Universal Genève Medico-Compax - IN THE SHOP
Certain watch companies developed specific models or references that included this scale, such as Universal Genève with its Medico-Compax, while others would include the scale on a more commonplace reference upon request of the client. Thus, a hand-wound Rolex Cosmograph Daytona Ref. 6239 or a Patek Philippe Ref. 5004 with a pulsations scale carries a serious premium over other examples of both these already-valuable references. The same can be said for examples of ‘pre-Moon’ Omega Speedmasters, Longines 13ZN-powered chronographs, and Heuer Carreras.
Rolex Reference 6239 Daytona 'The Doctor' - (Image by Sotheby's)
In addition to pulsometer chronographs, there are also examples of time-only watches with pulsometer scales — though taking a pulse using one requires you to wait for the seconds hand to make a full revolution and begin sweeping or ticking from precisely 12 o’clock. With a watch like those from Doplr, however—which feature double-sided seconds hand—taking a pulse is only ever a matter of waiting less than 30 seconds. (Plus, Doplr watches also feature respiratory scales on the dial, which allows one to check a patient’s per-minute respiratory rate.)

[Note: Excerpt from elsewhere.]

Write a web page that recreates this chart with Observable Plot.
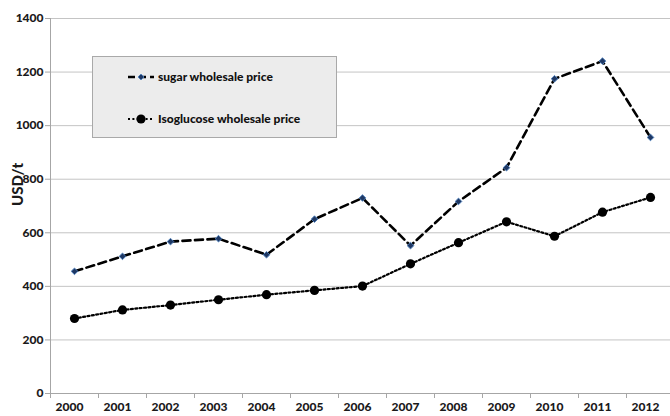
<!DOCTYPE html>
<html>
<head>
<meta charset="utf-8">
<script src="https://cdn.jsdelivr.net/npm/d3@7"></script>
<script src="https://cdn.jsdelivr.net/npm/@observablehq/plot@0.6"></script>
<style>
  html, body { margin: 0; padding: 0; background: #fff; }
  #chart { position: relative; width: 670px; height: 416px; font-family: Lato, "Open Sans", sans-serif; }
  #legend {
    position: absolute; left: 92px; top: 56px; width: 243px; height: 80px;
    background: #ececec; border: 1px solid #a9a9a9;
    font: bold 12px Lato, sans-serif; color: #111;
  }
  .entry { position: absolute; left: 35px; display: flex; align-items: center; gap: 4px; }
  .entry svg { display: block; }
</style>
</head>
<body>
<div id="chart"></div>
<script>
// Annual wholesale prices, USD per tonne
const years = [2000, 2001, 2002, 2003, 2004, 2005, 2006, 2007, 2008, 2009, 2010, 2011, 2012];
const sugarPrice = [456, 512, 567, 578, 518, 651, 730, 552, 717, 843, 1175, 1241, 956];
const isoglucosePrice = [280, 312, 330, 350, 369, 385, 401, 484, 563, 641, 587, 677, 732];
const yTicks = [0, 200, 400, 600, 800, 1000, 1200, 1400];
const seriesNames = ["sugar wholesale price", "Isoglucose wholesale price"];

const sugar = years.map((year, i) => ({year, value: sugarPrice[i]}));
const iso = years.map((year, i) => ({year, value: isoglucosePrice[i]}));
// category boundaries between the years, for the tick marks on the x axis
const bounds = d3.range(years.length + 1).map(i => years[0] - 0.5 + i);

const axisGray = "#a6a6a6";
const plot = Plot.plot({
  width: 670,
  height: 416,
  marginTop: 18,
  marginBottom: 23,
  marginLeft: 50,
  marginRight: 0,
  style: {fontFamily: "Lato, sans-serif", background: "transparent", overflow: "visible"},
  x: {type: "linear", domain: [years[0] - 0.5, years[years.length - 1] + 0.5], range: [50, 674]},
  y: {domain: [0, 1400]},
  marks: [
    Plot.gridY(yTicks, {stroke: "#c4c4c4", strokeOpacity: 1, strokeWidth: 1}),
    Plot.ruleX([bounds[0]], {stroke: axisGray}),
    Plot.ruleY([0], {stroke: axisGray}),
    Plot.axisY(yTicks, {
      tickSize: 5, tickPadding: 2, stroke: axisGray, tickFormat: d => String(d),
      fontSize: 12, fontWeight: 900, fill: "#1a1a1a", label: null
    }),
    Plot.axisX(bounds, {tickSize: 5, stroke: axisGray, text: null, label: null}),
    Plot.axisX(years, {
      tickSize: 0, tickPadding: 9, tickFormat: d => String(d), dx: -5,
      fontSize: 12, fontWeight: 900, fill: "#1a1a1a", label: null
    }),
    Plot.text(["USD/t"], {
      frameAnchor: "left", rotate: -90, dx: -32,
      fontSize: 15, fontWeight: 900, fill: "#1a1a1a"
    }),
    Plot.line(iso, {x: "year", y: "value", stroke: "#000", strokeWidth: 2.2, strokeDasharray: "2,2.4"}),
    Plot.dot(iso, {x: "year", y: "value", r: 4.6, fill: "#000", stroke: "none"}),
    Plot.line(sugar, {x: "year", y: "value", stroke: "#000", strokeWidth: 2.6, strokeDasharray: "8,4.5"}),
    Plot.dot(sugar, {x: "year", y: "value", symbol: "diamond2", r: 3, fill: "#1f3864", stroke: "#4f81bd", strokeWidth: 0.9})
  ]
});
document.getElementById("chart").appendChild(plot);

// legend box placed over the plot area
const legend = document.createElement("div");
legend.id = "legend";
const symbols = [
  `<svg width="26" height="10"><line x1="0" y1="5" x2="26" y2="5" stroke="#000" stroke-width="2.6" stroke-dasharray="7,4"/>
   <path d="M13,2 L16,5 L13,8 L10,5 Z" fill="#1f3864" stroke="#4f81bd" stroke-width="0.9"/></svg>`,
  `<svg width="26" height="12"><line x1="0" y1="6" x2="26" y2="6" stroke="#000" stroke-width="2.2" stroke-dasharray="2,2.4"/>
   <circle cx="13" cy="6" r="4.6" fill="#000"/></svg>`
];
seriesNames.forEach((name, i) => {
  const e = document.createElement("div");
  e.className = "entry";
  e.style.top = (i === 0 ? 12 : 54) + "px";
  e.style.fontWeight = "900";
  e.innerHTML = symbols[i] + `<span>${name}</span>`;
  legend.appendChild(e);
});
document.getElementById("chart").appendChild(legend);
</script>
</body>
</html>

Regardless of the methodology employed, the doctor's watch represents a fascinating corner of tool watch design that has become all but lost in the age of the smartwatch. Still present on certain vintage reissues — and upon plenty of vintage originals — the pulsometer scale continues to interest serious collectors the world over, while watches such as the Prince and Techni-Quadron are still highly sought after. Though the heyday of such niche mechanical devices may be behind us, they live on as reminders of a more analog time — one when a hand-wound, wrist-worn device could truly prove a lifesaving piece of kit.